Die Trinität der Revolution

Ein bisschen wundern muss man sich ja schon. Da schreibt ein Mann mittleren Alters – nennen wir ihn der Einfachheit halber Jens – Lieder über das Leben und über die Liebe und über alles, was ihm sonst noch so vor die Gitarre läuft (andererseits, naja, was wäre da nicht schon von Leben und Liebe abgedeckt?). Er schreibt also und schreibt und heraus kommt dabei zunächst recht rumpeliges Zeug, das einer Hamburger Undergroundkapelle – nennen wir sie der Einfachheit halber „Böttcher“ – ganz gut zu Gesicht steht und dem man die revolutionäre „Wir gegen die“-Pose durchaus abnehmen würde. 
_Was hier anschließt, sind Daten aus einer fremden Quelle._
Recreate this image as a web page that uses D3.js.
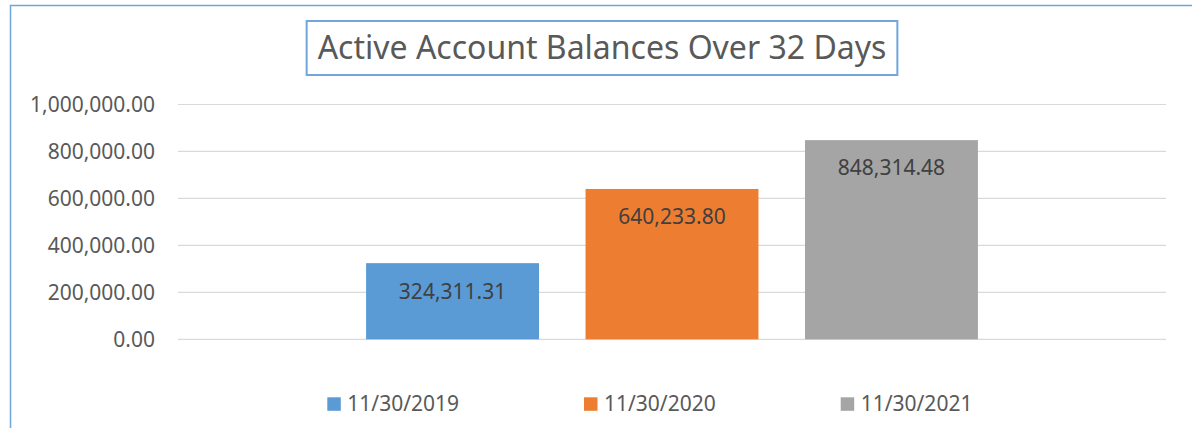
<!DOCTYPE html>
<html lang="en">
<head>
<meta charset="UTF-8">
<title>Active Account Balances Over 32 Days</title>
<style>
  body { margin: 0; background: #fff; font-family: "Noto Sans", "Open Sans", sans-serif; }
  svg { display: block; }
</style>
</head>
<body>
<div id="chart"></div>
<script src="https://d3js.org/d3.v7.min.js"></script>
<script>
const title = "Active Account Balances Over 32 Days";
const dates = ["11/30/2019", "11/30/2020", "11/30/2021"];
const balances = [324311.31, 640233.80, 848314.48];
const yTicks = [0, 200000, 400000, 600000, 800000, 1000000];
const colors = ["#5b9bd5", "#ed7d31", "#a5a5a5"];

const width = 1192, height = 428;
const plot = { left: 178, right: 1166, top: 104.5, bottom: 339.3 };
const fmt = d3.format(",.2f");

const svg = d3.select("#chart").append("svg")
  .attr("width", width)
  .attr("height", height);

// chart area border (runs off the right and bottom edges)
svg.append("rect")
  .attr("x", 10.5).attr("y", 5.5)
  .attr("width", width + 20).attr("height", height + 20)
  .attr("fill", "#fff")
  .attr("stroke", "#6fa6dc")
  .attr("stroke-width", 1.5);

const x = d3.scaleBand()
  .domain(dates)
  .range([plot.left, plot.right])
  .paddingInner(0.212)
  .paddingOuter(0.857);

const y = d3.scaleLinear()
  .domain([0, 1000000])
  .range([plot.bottom, plot.top]);

// gridlines + y labels
const yAxis = svg.append("g");
yAxis.selectAll("line")
  .data(yTicks)
  .join("line")
  .attr("x1", plot.left).attr("x2", plot.right)
  .attr("y1", d => y(d)).attr("y2", d => y(d))
  .attr("stroke", "#d9d9d9")
  .attr("stroke-width", 1.2);
yAxis.selectAll("text")
  .data(yTicks)
  .join("text")
  .attr("x", 155)
  .attr("y", d => y(d))
  .attr("dy", "0.35em")
  .attr("text-anchor", "end")
  .attr("font-size", 21)
  .attr("fill", "#595959")
  .text(fmt);

// bars
const bars = svg.append("g");
bars.selectAll("rect")
  .data(dates)
  .join("rect")
  .attr("x", d => x(d))
  .attr("width", x.bandwidth())
  .attr("y", (d, i) => y(balances[i]))
  .attr("height", (d, i) => y(0) - y(balances[i]))
  .attr("fill", (d, i) => colors[i]);

bars.selectAll("text")
  .data(dates)
  .join("text")
  .attr("x", d => x(d) + x.bandwidth() / 2)
  .attr("y", (d, i) => y(balances[i]) + 28)
  .attr("dy", "0.35em")
  .attr("text-anchor", "middle")
  .attr("font-size", 21)
  .attr("fill", "#404040")
  .text((d, i) => fmt(balances[i]));

// title with box
const tg = svg.append("g");
const tBox = tg.append("rect");
const tText = tg.append("text")
  .attr("x", 602)
  .attr("y", 48)
  .attr("dy", "0.35em")
  .attr("text-anchor", "middle")
  .attr("font-size", 32)
  .attr("fill", "#595959")
  .text(title);
const tw = tText.node().getComputedTextLength();
tBox.attr("x", 602 - tw / 2 - 11)
  .attr("y", 21)
  .attr("width", tw + 22)
  .attr("height", 54)
  .attr("fill", "#fff")
  .attr("stroke", "#6fa6dc")
  .attr("stroke-width", 2);

// legend
const legend = svg.append("g")
  .selectAll("g")
  .data(dates)
  .join("g")
  .attr("transform", (d, i) => `translate(${327.3 + i * 256.7},404)`);
legend.append("rect")
  .attr("x", 0).attr("y", -6.7)
  .attr("width", 13.5).attr("height", 13.5)
  .attr("fill", (d, i) => colors[i]);
legend.append("text")
  .attr("x", 20)
  .attr("dy", "0.35em")
  .attr("font-size", 21)
  .attr("fill", "#595959")
  .text(d => d);
</script>
</body>
</html>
Nach einem kleinen Zwischenfall in einer Hotelbadewanne ist „Böttcher“ Geschichte und
unser Barde heißt zwar immer noch so und schreibt auch immer noch so, singt aber plötzlich von göttlicher Erlösung. Das ist für den gemeinen Revoluzzer dann doch gar starker Tobak, zumal sich die frommen Zeilen zunächst in countryesken Gospel kleiden („Rosenbrock & Böttcher“) und dann, inzwischen solo, in immer runder werdendes Gitarrengeklimper. Da ist doch einer weich geworden! Und, auch wenn sich über das erlöste Lächeln schon immer ein paar Sorgenfalten gelegt hatten: Das sanfte Wegwischen von Tränen mit dieser ewigen Alles-wird-gut-Attitüde konnte doch unmöglich das Ende der produktiven Fahnenstange gewesen sein.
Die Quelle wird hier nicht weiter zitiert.